The Irish News reports on its front page that Dr Michael Watt, the doctor at the centre of Northern Ireland’s biggest ever patient recall, is no longer employed by Belfast Health and Social Care Trust.
In 2018, about 3,000 patients were recalled as part of an investigation into the work of Dr Watt at Belfast’s Royal Victoria Hospital.
The newspaper says that although “restrictions” were placed on the consultant neurologist in 2017 which prevented him from seeing patients, he continued to be a fully-paid employee.
Dr Watt was suspended from practice last year following a hearing by the Medical Practitioners Tribunal Service.
The newspaper also reports that a victim of paedophile priest Malachy Finegan is taking legal action against Pope Francis and Catholic Church authorities in Ireland.
In 2018, the police set up a dedicated team to investigate the circumstances of child abuse carried out by Fr Finegan.
It followed a BBC Spotlight programme which included a number of allegations of abuse against Fr Finegan.

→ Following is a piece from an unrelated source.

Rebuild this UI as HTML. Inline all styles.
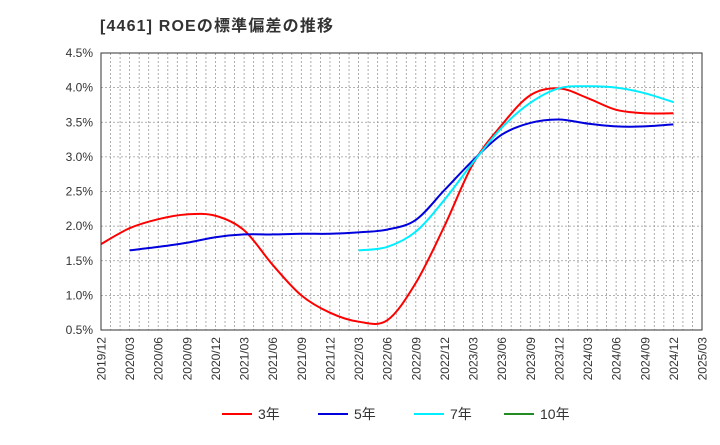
<!DOCTYPE html>
<html><head><meta charset="utf-8"><style>
body{margin:0;background:#fff;font-family:"Liberation Sans","Noto Sans CJK JP",sans-serif;}
</style></head><body>
<svg width="720" height="440" xmlns="http://www.w3.org/2000/svg">
<text x="100" y="31" font-size="16" font-weight="bold" fill="#333" textLength="233" font-family="Liberation Sans, Noto Sans CJK JP, sans-serif">[4461]  ROEの標準偏差の推移</text>
<g id="grid"></g>
<g id="yt"></g>
<g id="xt"></g>
<g id="series"></g>
<rect x="101" y="53" width="601" height="277" fill="none" stroke="#333" stroke-width="1"/>
<g id="legend"></g>
</svg>
<script>
const xLabels=["2019/12","2020/03","2020/06","2020/09","2020/12","2021/03","2021/06","2021/09","2021/12","2022/03","2022/06","2022/09","2022/12","2023/03","2023/06","2023/09","2023/12","2024/03","2024/06","2024/09","2024/12","2025/03"];
const yTicks=[0.5,1.0,1.5,2.0,2.5,3.0,3.5,4.0,4.5];
const s3=[1.74,1.97,2.10,2.17,2.15,1.94,1.44,1.0,0.75,0.62,0.64,1.18,2.0,2.9,3.46,3.89,3.99,3.85,3.68,3.63,3.63];
const s5=[null,1.65,1.70,1.76,1.84,1.88,1.88,1.89,1.89,1.91,1.95,2.09,2.52,2.95,3.32,3.49,3.54,3.48,3.44,3.44,3.47];
const s7=[null,null,null,null,null,null,null,null,null,1.65,1.70,1.92,2.38,2.92,3.42,3.78,3.99,4.02,4.0,3.92,3.79];
const s10=[];
const NS="http://www.w3.org/2000/svg";
const L=101,R=702,T=53,B=330;
const xs=i=>L+i*(R-L)/21;
const ys=v=>B-(v-0.5)/4*(B-T);
function mk(t,a,p){const e=document.createElementNS(NS,t);for(const k in a)e.setAttribute(k,a[k]);p.appendChild(e);return e;}
const grid=document.getElementById('grid');
for(let m=1;m<63;m++){const x=L+m*(R-L)/63;const l=mk('line',{x1:x,x2:x,y1:T,y2:B,stroke:'#999','stroke-dasharray':'2,2','stroke-width':0.8},grid);

}
const yt=document.getElementById('yt');
yTicks.forEach(v=>{const y=ys(v);const l=mk('line',{x1:L,x2:R,y1:y,y2:y,stroke:'#999','stroke-dasharray':'2,2','stroke-width':0.8},grid);


const t=mk('text',{x:93,y:y+4,'text-anchor':'end','font-size':12,fill:'#333'},yt);t.textContent=v.toFixed(1)+'%';

});
const xt=document.getElementById('xt');
xLabels.forEach((s,i)=>{const x=xs(i);const t=mk('text',{x:0,y:0,transform:`translate(${x+4.5},${337}) rotate(-90)`,'text-anchor':'end','font-size':12,fill:'#333'},xt);t.textContent=s;

});
function path(arr){const pts=[];arr.forEach((v,i)=>{if(v!=null)pts.push([xs(i),ys(v)]);});if(pts.length<2)return '';
let d=`M${pts[0][0]},${pts[0][1]}`;for(let i=0;i<pts.length-1;i++){const p0=pts[Math.max(0,i-1)],p1=pts[i],p2=pts[i+1],p3=pts[Math.min(pts.length-1,i+2)];
d+=` C${p1[0]+(p2[0]-p0[0])/6},${p1[1]+(p2[1]-p0[1])/6} ${p2[0]-(p3[0]-p1[0])/6},${p2[1]-(p3[1]-p1[1])/6} ${p2[0]},${p2[1]}`;}return d;}
const sg=document.getElementById('series');
const defs=[[s3,'#ff0000','3年','series-3y'],[s5,'#0000dd','5年','series-5y'],[s7,'#00eeff','7年','series-7y'],[s10,'#228b22','10年','series-10y']];
defs.forEach(([a,c,n,id])=>{const d=path(a);if(d){const p=mk('path',{d:d,fill:'none',stroke:c,'stroke-width':2},sg);

}});
const lg=document.getElementById('legend');const lx=[222,318,414,504];
defs.forEach(([a,c,n,id],i)=>{const g=mk('g',{},lg);


mk('line',{x1:lx[i],x2:lx[i]+30,y1:414,y2:414,stroke:c,'stroke-width':2},g);
const t=mk('text',{x:lx[i]+36,y:419,'font-size':14,fill:'#333'},g);t.textContent=n;});
</script>
</body></html>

The former teacher, worked in St Colman’s College in Newry from 1967 to 1976.
The newspaper reports that one victim is taking legal action against the Diocese of Dromore, the Archdiocese of Armagh and the Bishop of Rome and Holy See.
The Belfast Telegraph leads with its own survey involving 27 of Northern Ireland’s 32 female MLAs.
It says of those who responded, seven (26%) said they had been sexually harassed during their political career at either council or assembly level.
It adds that 19 MLAs said sexist remarks had been made to their face during their work and 21 said they had experienced sexism or harassment online.
Elsewhere, the newspaper reports the remarks of virologist Dr Connor Bamford who claims Northern Ireland has “probably already tipped over the edge” into a second wave of Covid-19.
It says he also warned that Northern Ireland’s testing capacity does not appear to be adequate.
At the weekend, 398 new positive cases were recorded in Northern Ireland, with almost 1,000 in the past seven days.
The News Letter reports on its front page that the Stormont Health Committee chair has asked to speak with Health Minister Robin Swann.
Sinn Féin’s Colm Gildernew, says that investigations into the deaths of patients at two hospitals as a result of coronavirus must provide answers to the families of those who died.
The News Letter, as well as a number of the other newspapers, carries tributes to the former Belfast Lord Mayor David Cook who has died.
Mr Cook, 77, became the first non-unionist Lord Mayor of Belfast in over a century when he took up the role in 1978.
He was a founding member of the Alliance Party and was elected to its central executive in 1971.
Alliance leader Naomi Long said she was “deeply saddened” by Mr Cook’s death.
“It is because of the vision of people like David Cook and all those who came together to form the Alliance Party that today’s society is able to opt for political representation genuinely focused on working for everyone,” she added.